Being the only small child living in Sampsel had its advantages. Times were different, life was safe and people in the area knew each other and were friendly. It was
early in July of 1953, a day with a record-setting high temperature.
I was sick and my mother, Helen Vanzant, had taken me to the doctor in Chillicothe. My dad, Roger Vanzant, stayed in Sampsel to run our little store. My mom and I were in with the doctor when the phone rang. The doctor talked briefly and handed the phone to my mother. As long as I live I will never forget the look on her face as she took that call. Our house was on fire, and being so rural a fire department was not very close. The doctor asked my mother if she was going to be OK and did she have some place to take me. She told him that she would take me to my grandmother's (Maude Trammell Vanzant) home in Chillicothe. By the time she drove back to Sampsel the house was smoldering ashes. I can't remember how long before they took me back to see where our house had been.

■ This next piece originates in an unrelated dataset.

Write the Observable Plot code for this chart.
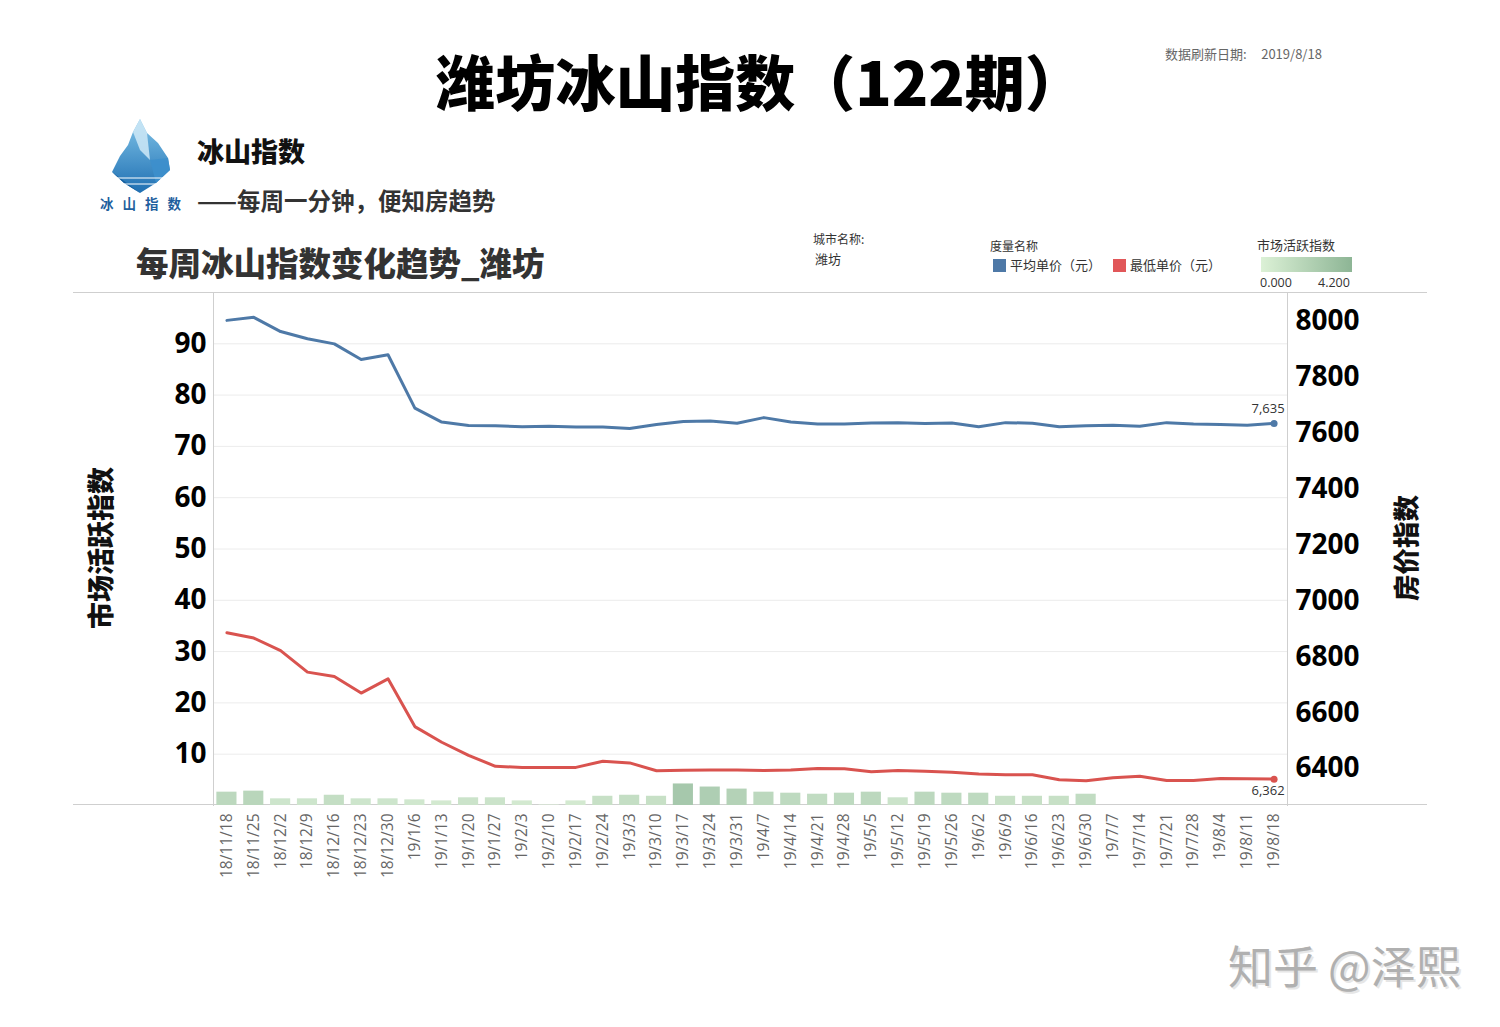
<!DOCTYPE html>
<html>
<head>
<meta charset="utf-8">
<script src="https://cdn.jsdelivr.net/npm/d3@7"></script>
<script src="https://cdn.jsdelivr.net/npm/@observablehq/plot@0.6"></script>
<style>
  html, body { margin: 0; padding: 0; background: #fff; }
  body { width: 1500px; height: 1027px; position: relative; overflow: hidden; font-family: "Noto Sans CJK SC", "Noto Sans", sans-serif; }
  .abs { position: absolute; white-space: nowrap; }
  #chart { position: absolute; left: 0; top: 0; }
</style>
</head>
<body>
<div class="abs" style="left:10px;width:1500px;top:44px;text-align:center;font-size:60px;font-weight:900;line-height:72px;color:#000;">潍坊冰山指数（122期）</div>
<div class="abs" style="left:1165px;top:45px;font-size:13px;color:#666;line-height:18px;">数据刷新日期:&nbsp;&nbsp;&nbsp;&nbsp;&nbsp;2019/8/18</div>

<svg class="abs" style="left:95px;top:112px;" width="100" height="110" viewBox="95 112 100 110">
  <defs>
    <linearGradient id="ice" x1="0" y1="0" x2="0" y2="1">
      <stop offset="0" stop-color="#7fc3e8"/>
      <stop offset="1" stop-color="#1f6fb2"/>
    </linearGradient>
  </defs>
  <polygon points="140,119 147,133 158,143 168,158 170,170 156,183 140,193 124,183 112,172 120,156 128,145 133,132" fill="url(#ice)"/>
  <polygon points="140,119 147,133 150,160 140,150 133,132" fill="#cfe9f7" opacity="0.85"/>
  <polygon points="150,160 168,158 170,170 156,183" fill="#3d8fcc" opacity="0.9"/>
  <polygon points="112,172 140,193 124,183" fill="#155f9e"/>
  <line x1="115" y1="178" x2="166" y2="178" stroke="#fff" stroke-width="1"/>
  <line x1="122" y1="184" x2="158" y2="184" stroke="#fff" stroke-width="1"/>
  <text x="145" y="209" text-anchor="middle" font-size="13.5" font-weight="700" fill="#1f5f9e" letter-spacing="9" font-family="Noto Sans CJK SC">冰山指数</text>
</svg>
<div class="abs" style="left:197px;top:133px;font-size:27px;font-weight:900;color:#111;line-height:36px;">冰山指数</div>
<div class="abs" style="left:197px;top:184px;font-size:23.5px;font-weight:700;color:#333;line-height:32px;">——每周一分钟，便知房趋势</div>

<div class="abs" style="left:136px;top:241px;font-size:32.5px;font-weight:900;color:#333;line-height:42px;">每周冰山指数变化趋势_潍坊</div>

<div class="abs" style="left:813px;top:231px;font-size:12px;color:#333;line-height:16px;">城市名称:</div>
<div class="abs" style="left:815px;top:250px;font-size:13px;color:#333;line-height:18px;">潍坊</div>

<div class="abs" style="left:990px;top:238px;font-size:12px;color:#333;line-height:16px;">度量名称</div>
<div class="abs" style="left:993px;top:259px;width:13px;height:13px;background:#4e79a7;"></div>
<div class="abs" style="left:1010px;top:256px;font-size:13px;color:#333;line-height:18px;">平均单价（元）</div>
<div class="abs" style="left:1113px;top:259px;width:13px;height:13px;background:#e15759;"></div>
<div class="abs" style="left:1130px;top:256px;font-size:13px;color:#333;line-height:18px;">最低单价（元）</div>

<div class="abs" style="left:1257px;top:236px;font-size:13px;color:#333;line-height:17px;">市场活跃指数</div>
<div class="abs" style="left:1261px;top:257px;width:91px;height:15px;background:linear-gradient(to right,#dcf1d6,#8db595);"></div>
<div class="abs" style="left:1260px;top:274px;font-size:12.5px;color:#333;line-height:17px;font-family:'Open Sans',sans-serif;">0.000</div>
<div class="abs" style="left:1318px;top:274px;font-size:12.5px;color:#333;line-height:17px;font-family:'Open Sans',sans-serif;">4.200</div>

<div class="abs" style="left:73px;top:292px;width:1354px;height:1px;background:#cfcfcf;"></div>
<div class="abs" style="left:73px;top:804px;width:1354px;height:1px;background:#cfcfcf;"></div>

<div id="chart"></div>

<div class="abs" style="left:100px;top:548px;transform:translate(-50%,-50%) rotate(-90deg);font-size:27px;font-weight:900;color:#111;line-height:32px;">市场活跃指数</div>
<div class="abs" style="left:1405px;top:548px;transform:translate(-50%,-50%) rotate(-90deg);font-size:26.5px;font-weight:900;color:#111;line-height:32px;">房价指数</div>

<div class="abs" style="left:1228px;top:935px;font-size:45px;color:#b0b0b0;line-height:60px;text-shadow:2px 2px 0 #e6e6e6;">知乎 @泽熙</div>

<script>
const dates = ["18/11/18","18/11/25","18/12/2","18/12/9","18/12/16","18/12/23","18/12/30","19/1/6","19/1/13","19/1/20","19/1/27","19/2/3","19/2/10","19/2/17","19/2/24","19/3/3","19/3/10","19/3/17","19/3/24","19/3/31","19/4/7","19/4/14","19/4/21","19/4/28","19/5/5","19/5/12","19/5/19","19/5/26","19/6/2","19/6/9","19/6/16","19/6/23","19/6/30","19/7/7","19/7/14","19/7/21","19/7/28","19/8/4","19/8/11","19/8/18"];
const avgPrice = [8004,8015,7964,7938,7920,7864,7881,7690,7640,7628,7627,7623,7625,7622,7622,7617,7631,7642,7644,7636,7656,7640,7633,7633,7637,7638,7635,7637,7623,7638,7636,7623,7627,7629,7625,7638,7633,7631,7629,7635];
const minPrice = [6886,6867,6822,6745,6729,6670,6721,6550,6494,6447,6408,6404,6404,6404,6426,6420,6392,6394,6395,6395,6393,6395,6400,6399,6388,6393,6390,6387,6380,6378,6378,6360,6356,6367,6372,6357,6357,6364,6363,6362];
const activity = [2.6,2.8,1.3,1.3,2.0,1.3,1.3,1.1,0.9,1.5,1.5,0.9,0.1,0.9,1.8,2.0,1.8,4.2,3.6,3.2,2.6,2.4,2.2,2.4,2.6,1.5,2.6,2.4,2.4,1.8,1.8,1.8,2.2,null,null,null,null,null,null,null];
const leftTicks = [10,20,30,40,50,60,70,80,90];
const priceTicks = [6400,6600,6800,7000,7200,7400,7600,7800,8000];

const P0 = 6267.6, P1 = 8103.8;
const toLeft = p => (p - P0) / (P1 - P0) * 100;
const fromLeft = v => P0 + v / 100 * (P1 - P0);

const barData = dates.map((d, i) => ({date: d, v: activity[i]})).filter(d => d.v != null);
const avgData = dates.map((d, i) => ({date: d, p: avgPrice[i]}));
const minData = dates.map((d, i) => ({date: d, p: minPrice[i]}));
const lastAvg = avgData.slice(-1);
const lastMin = minData.slice(-1);

const numFont = "'Open Sans', 'Noto Sans', sans-serif";

const chart = Plot.plot({
  width: 1500,
  height: 900,
  marginLeft: 213,
  marginRight: 213,
  marginTop: 292,
  marginBottom: 95,
  style: {background: "transparent", overflow: "visible"},
  x: {type: "band", domain: dates, paddingInner: 0.25, paddingOuter: 0.125, axis: null},
  y: {domain: [0, 100], axis: null},
  color: {type: "linear", domain: [0, 4.2], range: ["#dff2da", "#a6c8ac"]},
  marks: [
    Plot.gridY(leftTicks, {stroke: "#ececec", strokeOpacity: 1}),
    Plot.barY(barData, {x: "date", y: "v", fill: "v"}),
    Plot.line(avgData, {x: "date", y: d => toLeft(d.p), stroke: "#4e79a7", strokeWidth: 3}),
    Plot.line(minData, {x: "date", y: d => toLeft(d.p), stroke: "#d9534f", strokeWidth: 3}),
    Plot.dot(lastAvg, {x: "date", y: d => toLeft(d.p), r: 3.5, fill: "#4e79a7"}),
    Plot.dot(lastMin, {x: "date", y: d => toLeft(d.p), r: 3.5, fill: "#d9534f"}),
    Plot.text(lastAvg, {x: "date", y: d => toLeft(d.p), text: d => d3.format(",")(d.p), dy: -15, dx: -6, fontSize: 13, fill: "#333", fontFamily: numFont}),
    Plot.text(lastMin, {x: "date", y: d => toLeft(d.p), text: d => d3.format(",")(d.p), dy: 12, dx: -6, fontSize: 13, fill: "#333", fontFamily: numFont}),
    Plot.axisY({ticks: leftTicks, tickSize: 0, tickPadding: 7, fontSize: 28, fontWeight: "bold", fill: "#000", fontFamily: numFont, label: null}),
    Plot.axisY({anchor: "right", ticks: priceTicks.map(toLeft), tickFormat: v => String(Math.round(fromLeft(v))), tickSize: 0, tickPadding: 8, fontSize: 28, fontWeight: "bold", fill: "#000", fontFamily: numFont, label: null}),
    Plot.axisX({tickRotate: -90, tickSize: 0, tickPadding: 8, fontSize: 15.5, fill: "#666", fontFamily: numFont, label: null}),
    Plot.frame({anchor: "left", stroke: "#cfcfcf"}),
    Plot.frame({anchor: "right", stroke: "#cfcfcf"})
  ]
});
document.getElementById("chart").appendChild(chart);
</script>
</body>
</html>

One of the neighbors had ran in to the store and told my dad that our house was burning. A generator on our back porch had overheated and ignited. Dad was only able to reach inside and grab his overstuffed broken down easy chair. He threw my box of building blocks into the seat and pulled it out the door. Another neighbor had called the fire department in Chillicothe but it was too late to save the house by the time they got to Sampsel. Even though neighbors hurried to help, nearly everything was lost. And there was no insurance.
The old Todd house in Sampsel was empty and we were able to rent it. All the people in Sampsel and the surrounding area gave my mom a shower. Without that I really don't know how we would have survived. Still today, I have some of the items that were given to us by our wonderful friends and neighbors.